> **Dataset extract**
-------
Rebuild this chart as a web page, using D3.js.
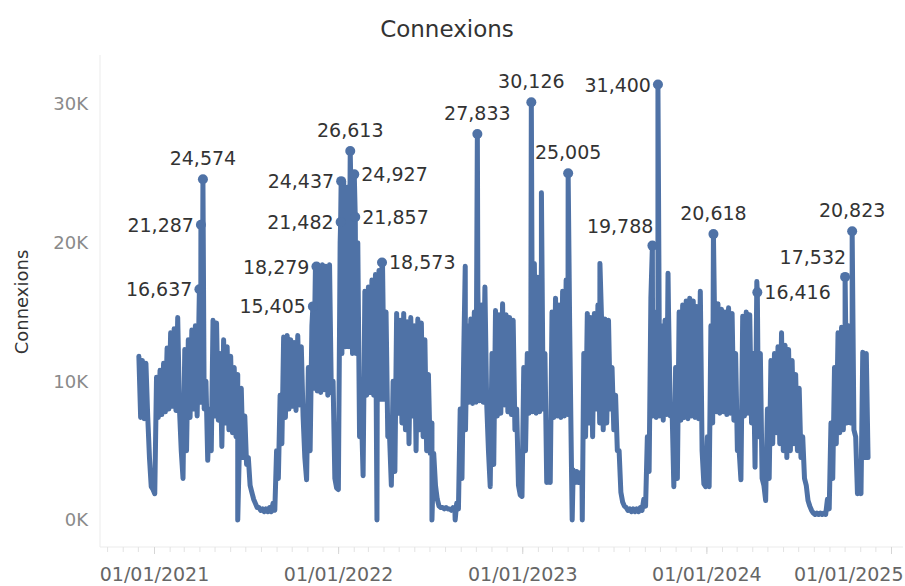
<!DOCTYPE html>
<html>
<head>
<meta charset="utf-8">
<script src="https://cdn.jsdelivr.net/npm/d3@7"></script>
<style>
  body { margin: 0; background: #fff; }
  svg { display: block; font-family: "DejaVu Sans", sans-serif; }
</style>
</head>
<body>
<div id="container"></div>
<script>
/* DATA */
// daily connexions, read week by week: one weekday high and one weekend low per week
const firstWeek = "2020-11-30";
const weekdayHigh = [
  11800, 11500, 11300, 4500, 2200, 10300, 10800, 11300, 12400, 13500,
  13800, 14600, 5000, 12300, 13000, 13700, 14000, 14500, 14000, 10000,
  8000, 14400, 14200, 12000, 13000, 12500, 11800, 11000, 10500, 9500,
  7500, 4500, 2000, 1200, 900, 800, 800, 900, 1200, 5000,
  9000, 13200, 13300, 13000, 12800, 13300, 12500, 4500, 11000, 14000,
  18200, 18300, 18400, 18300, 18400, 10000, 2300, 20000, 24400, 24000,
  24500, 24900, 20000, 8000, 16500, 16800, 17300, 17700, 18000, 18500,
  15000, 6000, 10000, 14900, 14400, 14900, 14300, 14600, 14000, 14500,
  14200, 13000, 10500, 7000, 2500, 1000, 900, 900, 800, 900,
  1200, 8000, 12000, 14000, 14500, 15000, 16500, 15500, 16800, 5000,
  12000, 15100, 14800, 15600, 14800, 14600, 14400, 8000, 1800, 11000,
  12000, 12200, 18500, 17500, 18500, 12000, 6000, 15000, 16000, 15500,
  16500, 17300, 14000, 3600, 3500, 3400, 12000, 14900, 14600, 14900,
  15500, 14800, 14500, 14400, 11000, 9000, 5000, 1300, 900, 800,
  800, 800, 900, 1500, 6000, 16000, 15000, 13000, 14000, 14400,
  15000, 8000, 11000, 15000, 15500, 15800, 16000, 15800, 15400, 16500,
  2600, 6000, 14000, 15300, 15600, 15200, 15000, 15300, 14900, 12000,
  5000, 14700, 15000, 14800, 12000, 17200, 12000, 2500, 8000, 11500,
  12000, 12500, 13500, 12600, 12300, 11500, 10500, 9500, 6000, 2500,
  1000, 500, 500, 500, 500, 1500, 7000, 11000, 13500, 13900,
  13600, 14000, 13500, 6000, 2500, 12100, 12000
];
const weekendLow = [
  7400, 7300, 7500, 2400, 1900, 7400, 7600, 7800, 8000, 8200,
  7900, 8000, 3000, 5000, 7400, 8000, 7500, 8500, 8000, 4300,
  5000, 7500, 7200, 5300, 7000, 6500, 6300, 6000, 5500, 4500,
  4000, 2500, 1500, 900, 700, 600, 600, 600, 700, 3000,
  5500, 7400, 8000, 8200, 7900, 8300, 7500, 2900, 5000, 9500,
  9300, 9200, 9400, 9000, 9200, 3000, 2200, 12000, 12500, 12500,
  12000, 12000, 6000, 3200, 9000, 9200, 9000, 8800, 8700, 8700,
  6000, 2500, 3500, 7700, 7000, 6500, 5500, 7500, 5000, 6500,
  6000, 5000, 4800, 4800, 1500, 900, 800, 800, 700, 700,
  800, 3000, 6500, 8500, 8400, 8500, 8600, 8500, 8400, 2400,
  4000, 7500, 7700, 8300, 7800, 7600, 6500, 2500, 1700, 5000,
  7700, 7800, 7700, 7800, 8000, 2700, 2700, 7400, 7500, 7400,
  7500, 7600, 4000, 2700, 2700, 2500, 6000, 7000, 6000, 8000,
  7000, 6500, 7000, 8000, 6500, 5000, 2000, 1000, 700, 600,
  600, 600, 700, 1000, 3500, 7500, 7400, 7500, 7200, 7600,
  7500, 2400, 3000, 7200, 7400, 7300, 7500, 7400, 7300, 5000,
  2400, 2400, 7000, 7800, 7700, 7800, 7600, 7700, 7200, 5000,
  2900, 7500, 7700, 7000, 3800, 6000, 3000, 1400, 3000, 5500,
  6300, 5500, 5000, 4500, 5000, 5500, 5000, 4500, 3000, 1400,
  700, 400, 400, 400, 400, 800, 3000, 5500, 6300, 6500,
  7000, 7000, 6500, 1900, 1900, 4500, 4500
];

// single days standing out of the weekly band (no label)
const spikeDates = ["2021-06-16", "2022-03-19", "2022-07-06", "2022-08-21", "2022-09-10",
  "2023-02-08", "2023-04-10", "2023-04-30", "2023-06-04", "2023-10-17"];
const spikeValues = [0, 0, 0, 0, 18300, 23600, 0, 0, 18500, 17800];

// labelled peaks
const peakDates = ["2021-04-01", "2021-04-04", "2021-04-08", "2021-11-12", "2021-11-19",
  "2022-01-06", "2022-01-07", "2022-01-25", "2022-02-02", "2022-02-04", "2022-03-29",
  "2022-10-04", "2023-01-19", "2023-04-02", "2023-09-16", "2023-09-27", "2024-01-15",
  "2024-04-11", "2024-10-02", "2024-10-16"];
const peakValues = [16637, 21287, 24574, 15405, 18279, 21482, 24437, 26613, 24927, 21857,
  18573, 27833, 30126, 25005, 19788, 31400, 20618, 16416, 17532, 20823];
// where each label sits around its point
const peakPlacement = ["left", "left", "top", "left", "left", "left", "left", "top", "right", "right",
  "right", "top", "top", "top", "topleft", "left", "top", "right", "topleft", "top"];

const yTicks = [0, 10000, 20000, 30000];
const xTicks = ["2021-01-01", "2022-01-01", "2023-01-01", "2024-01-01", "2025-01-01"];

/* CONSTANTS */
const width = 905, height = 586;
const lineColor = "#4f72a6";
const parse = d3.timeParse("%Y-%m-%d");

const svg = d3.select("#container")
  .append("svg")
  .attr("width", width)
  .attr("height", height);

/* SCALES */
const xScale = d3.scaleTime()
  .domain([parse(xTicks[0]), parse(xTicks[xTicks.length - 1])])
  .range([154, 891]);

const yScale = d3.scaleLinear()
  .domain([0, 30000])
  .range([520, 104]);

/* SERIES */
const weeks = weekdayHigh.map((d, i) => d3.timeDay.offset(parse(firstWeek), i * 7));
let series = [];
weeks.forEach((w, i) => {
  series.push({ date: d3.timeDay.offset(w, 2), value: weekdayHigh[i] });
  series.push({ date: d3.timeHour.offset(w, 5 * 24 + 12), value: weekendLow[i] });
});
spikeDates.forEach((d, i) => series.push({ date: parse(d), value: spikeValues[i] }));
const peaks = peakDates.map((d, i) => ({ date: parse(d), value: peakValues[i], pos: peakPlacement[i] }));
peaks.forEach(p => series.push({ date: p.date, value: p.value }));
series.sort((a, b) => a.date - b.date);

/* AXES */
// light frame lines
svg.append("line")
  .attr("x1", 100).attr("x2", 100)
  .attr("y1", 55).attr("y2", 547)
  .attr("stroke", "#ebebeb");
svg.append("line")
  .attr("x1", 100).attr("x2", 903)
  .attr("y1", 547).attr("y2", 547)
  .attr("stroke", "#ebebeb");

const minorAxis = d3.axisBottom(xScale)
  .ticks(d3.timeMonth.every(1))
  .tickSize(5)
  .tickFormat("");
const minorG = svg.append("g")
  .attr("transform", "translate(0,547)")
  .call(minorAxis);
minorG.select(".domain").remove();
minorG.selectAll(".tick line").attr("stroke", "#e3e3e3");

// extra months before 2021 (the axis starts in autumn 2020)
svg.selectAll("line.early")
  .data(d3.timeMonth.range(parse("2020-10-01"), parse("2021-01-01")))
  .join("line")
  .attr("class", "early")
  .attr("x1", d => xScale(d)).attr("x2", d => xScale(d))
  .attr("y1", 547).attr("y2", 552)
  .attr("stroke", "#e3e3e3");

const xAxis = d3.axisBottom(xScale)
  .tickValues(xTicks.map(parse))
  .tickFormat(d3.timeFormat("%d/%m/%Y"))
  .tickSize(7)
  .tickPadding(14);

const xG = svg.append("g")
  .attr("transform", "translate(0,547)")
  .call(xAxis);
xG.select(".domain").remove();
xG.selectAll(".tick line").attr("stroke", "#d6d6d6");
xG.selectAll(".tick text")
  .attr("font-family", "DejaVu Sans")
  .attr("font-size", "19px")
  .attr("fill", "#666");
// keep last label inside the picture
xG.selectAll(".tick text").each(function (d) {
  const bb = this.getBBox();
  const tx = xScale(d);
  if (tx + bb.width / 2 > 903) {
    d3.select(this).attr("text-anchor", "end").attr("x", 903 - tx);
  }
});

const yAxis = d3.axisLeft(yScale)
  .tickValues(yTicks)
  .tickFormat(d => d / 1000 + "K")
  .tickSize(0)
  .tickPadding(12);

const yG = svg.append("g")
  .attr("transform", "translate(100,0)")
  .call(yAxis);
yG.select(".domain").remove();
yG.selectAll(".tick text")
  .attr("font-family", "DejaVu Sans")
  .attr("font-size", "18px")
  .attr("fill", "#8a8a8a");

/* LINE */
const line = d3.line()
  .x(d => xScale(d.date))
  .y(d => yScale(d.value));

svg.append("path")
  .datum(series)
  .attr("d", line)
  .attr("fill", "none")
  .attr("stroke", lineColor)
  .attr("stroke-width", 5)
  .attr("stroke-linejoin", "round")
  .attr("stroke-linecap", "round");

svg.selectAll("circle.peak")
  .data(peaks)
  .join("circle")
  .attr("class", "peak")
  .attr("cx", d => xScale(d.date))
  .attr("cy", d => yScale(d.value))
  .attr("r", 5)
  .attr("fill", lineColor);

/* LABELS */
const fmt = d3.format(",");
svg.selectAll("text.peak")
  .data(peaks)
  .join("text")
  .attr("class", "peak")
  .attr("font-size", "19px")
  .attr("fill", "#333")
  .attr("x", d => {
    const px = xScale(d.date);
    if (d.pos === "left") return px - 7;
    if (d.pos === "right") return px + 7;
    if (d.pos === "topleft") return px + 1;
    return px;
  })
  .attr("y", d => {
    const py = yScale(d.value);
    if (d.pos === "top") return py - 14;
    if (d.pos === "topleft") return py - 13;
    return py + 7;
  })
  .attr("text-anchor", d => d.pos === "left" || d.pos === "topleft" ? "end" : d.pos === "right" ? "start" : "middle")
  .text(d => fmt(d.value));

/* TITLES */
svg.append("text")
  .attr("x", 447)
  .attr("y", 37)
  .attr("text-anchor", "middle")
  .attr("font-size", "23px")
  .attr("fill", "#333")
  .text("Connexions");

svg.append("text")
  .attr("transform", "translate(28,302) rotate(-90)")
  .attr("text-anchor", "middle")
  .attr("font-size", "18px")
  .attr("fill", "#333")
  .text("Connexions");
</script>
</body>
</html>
-------
> **The request**
Where a line in the material contains "this", copy that line.

> **Full solution**
Rebuild this chart as a web page, using D3.js.
  const bb = this.getBBox();
    d3.select(this).attr("text-anchor", "end").attr("x", 903 - tx);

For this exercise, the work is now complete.